Give back exactly the lines from the beginning of the listing below to the line holding "(0,0) rectangle (695,201);", both ends included; the pictures stay out.

SOURCE EXCERPT
• • • •

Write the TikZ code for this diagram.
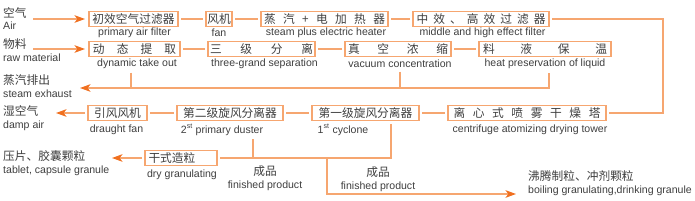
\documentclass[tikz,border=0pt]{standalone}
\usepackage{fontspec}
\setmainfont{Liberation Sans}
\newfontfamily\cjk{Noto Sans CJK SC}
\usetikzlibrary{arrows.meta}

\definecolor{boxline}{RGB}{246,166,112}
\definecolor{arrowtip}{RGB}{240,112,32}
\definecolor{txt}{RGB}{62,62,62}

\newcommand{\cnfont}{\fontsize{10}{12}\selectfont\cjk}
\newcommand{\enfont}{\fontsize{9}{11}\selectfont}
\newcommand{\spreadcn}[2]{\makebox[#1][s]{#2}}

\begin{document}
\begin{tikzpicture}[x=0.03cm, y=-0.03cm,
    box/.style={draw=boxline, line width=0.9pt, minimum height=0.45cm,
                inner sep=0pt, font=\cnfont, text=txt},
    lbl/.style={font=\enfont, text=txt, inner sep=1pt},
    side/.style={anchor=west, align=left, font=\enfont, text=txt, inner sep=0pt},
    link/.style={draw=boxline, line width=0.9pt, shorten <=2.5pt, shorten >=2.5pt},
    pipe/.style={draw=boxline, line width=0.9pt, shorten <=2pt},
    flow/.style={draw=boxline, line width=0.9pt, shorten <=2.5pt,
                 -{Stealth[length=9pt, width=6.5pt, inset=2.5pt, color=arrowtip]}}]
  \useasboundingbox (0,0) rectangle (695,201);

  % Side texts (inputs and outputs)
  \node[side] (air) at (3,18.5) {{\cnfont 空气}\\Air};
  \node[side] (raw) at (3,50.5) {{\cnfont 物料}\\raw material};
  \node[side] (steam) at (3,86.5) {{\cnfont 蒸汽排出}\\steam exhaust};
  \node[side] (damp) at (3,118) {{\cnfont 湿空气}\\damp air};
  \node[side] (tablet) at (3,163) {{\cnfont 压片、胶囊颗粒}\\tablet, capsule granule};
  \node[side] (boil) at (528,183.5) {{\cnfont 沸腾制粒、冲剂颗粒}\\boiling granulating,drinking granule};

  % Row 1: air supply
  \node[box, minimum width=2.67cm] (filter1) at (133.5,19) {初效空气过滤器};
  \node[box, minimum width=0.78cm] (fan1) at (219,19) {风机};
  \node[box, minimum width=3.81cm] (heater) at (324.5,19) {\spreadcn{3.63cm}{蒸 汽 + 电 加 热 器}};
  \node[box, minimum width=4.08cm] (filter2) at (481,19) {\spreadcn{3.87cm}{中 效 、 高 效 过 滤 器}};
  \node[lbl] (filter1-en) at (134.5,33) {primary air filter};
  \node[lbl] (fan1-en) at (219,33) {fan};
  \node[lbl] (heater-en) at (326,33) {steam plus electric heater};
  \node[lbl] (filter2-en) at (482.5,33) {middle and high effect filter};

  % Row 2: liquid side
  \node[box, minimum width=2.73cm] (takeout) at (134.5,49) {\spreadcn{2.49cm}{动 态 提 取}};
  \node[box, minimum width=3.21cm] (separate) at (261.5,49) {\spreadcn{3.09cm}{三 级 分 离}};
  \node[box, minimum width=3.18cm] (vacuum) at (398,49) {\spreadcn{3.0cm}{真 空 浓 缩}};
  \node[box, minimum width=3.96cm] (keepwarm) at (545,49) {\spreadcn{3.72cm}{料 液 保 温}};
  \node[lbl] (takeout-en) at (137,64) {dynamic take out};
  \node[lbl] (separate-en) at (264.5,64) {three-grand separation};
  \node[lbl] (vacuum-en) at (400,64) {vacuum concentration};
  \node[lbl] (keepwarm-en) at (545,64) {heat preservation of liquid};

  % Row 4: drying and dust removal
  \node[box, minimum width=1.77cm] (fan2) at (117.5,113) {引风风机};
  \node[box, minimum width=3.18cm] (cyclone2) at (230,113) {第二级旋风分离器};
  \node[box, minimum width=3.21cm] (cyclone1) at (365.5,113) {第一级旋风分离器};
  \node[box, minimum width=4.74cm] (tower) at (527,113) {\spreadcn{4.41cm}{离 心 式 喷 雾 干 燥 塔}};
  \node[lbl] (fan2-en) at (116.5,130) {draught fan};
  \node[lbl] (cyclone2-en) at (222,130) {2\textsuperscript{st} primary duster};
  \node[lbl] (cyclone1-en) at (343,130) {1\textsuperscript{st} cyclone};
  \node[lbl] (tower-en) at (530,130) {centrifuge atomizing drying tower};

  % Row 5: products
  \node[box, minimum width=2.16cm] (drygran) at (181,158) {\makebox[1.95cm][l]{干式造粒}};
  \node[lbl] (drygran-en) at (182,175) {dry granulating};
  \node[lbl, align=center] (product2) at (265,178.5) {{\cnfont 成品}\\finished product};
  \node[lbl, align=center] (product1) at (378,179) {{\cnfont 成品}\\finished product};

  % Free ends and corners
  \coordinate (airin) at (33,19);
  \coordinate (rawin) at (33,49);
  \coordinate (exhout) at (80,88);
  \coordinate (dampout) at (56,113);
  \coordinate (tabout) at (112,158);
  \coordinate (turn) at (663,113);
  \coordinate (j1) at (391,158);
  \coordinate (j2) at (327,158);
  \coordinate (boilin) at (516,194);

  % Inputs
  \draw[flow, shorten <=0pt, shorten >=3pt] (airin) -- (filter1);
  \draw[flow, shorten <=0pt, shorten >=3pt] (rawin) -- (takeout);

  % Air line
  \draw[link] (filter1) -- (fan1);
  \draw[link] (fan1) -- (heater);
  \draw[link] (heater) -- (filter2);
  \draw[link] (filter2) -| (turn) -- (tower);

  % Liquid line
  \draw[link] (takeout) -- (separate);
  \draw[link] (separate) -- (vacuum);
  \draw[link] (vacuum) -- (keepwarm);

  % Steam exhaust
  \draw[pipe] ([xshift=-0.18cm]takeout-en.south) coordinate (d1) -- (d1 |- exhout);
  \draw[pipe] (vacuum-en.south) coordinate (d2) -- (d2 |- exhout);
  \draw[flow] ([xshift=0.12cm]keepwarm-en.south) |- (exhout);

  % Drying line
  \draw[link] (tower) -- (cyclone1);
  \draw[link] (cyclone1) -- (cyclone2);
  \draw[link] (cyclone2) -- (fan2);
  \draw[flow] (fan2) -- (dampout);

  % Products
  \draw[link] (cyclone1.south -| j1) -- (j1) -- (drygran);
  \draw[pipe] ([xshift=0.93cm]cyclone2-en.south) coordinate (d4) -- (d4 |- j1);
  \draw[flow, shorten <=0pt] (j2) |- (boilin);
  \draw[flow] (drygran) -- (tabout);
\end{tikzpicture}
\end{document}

• • • •

COMPLETE RESPONSE
Write the TikZ code for this diagram.
\documentclass[tikz,border=0pt]{standalone}
\usepackage{fontspec}
\setmainfont{Liberation Sans}
\newfontfamily\cjk{Noto Sans CJK SC}
\usetikzlibrary{arrows.meta}

\definecolor{boxline}{RGB}{246,166,112}
\definecolor{arrowtip}{RGB}{240,112,32}
\definecolor{txt}{RGB}{62,62,62}

\newcommand{\cnfont}{\fontsize{10}{12}\selectfont\cjk}
\newcommand{\enfont}{\fontsize{9}{11}\selectfont}
\newcommand{\spreadcn}[2]{\makebox[#1][s]{#2}}

\begin{document}
\begin{tikzpicture}[x=0.03cm, y=-0.03cm,
    box/.style={draw=boxline, line width=0.9pt, minimum height=0.45cm,
                inner sep=0pt, font=\cnfont, text=txt},
    lbl/.style={font=\enfont, text=txt, inner sep=1pt},
    side/.style={anchor=west, align=left, font=\enfont, text=txt, inner sep=0pt},
    link/.style={draw=boxline, line width=0.9pt, shorten <=2.5pt, shorten >=2.5pt},
    pipe/.style={draw=boxline, line width=0.9pt, shorten <=2pt},
    flow/.style={draw=boxline, line width=0.9pt, shorten <=2.5pt,
                 -{Stealth[length=9pt, width=6.5pt, inset=2.5pt, color=arrowtip]}}]
  \useasboundingbox (0,0) rectangle (695,201);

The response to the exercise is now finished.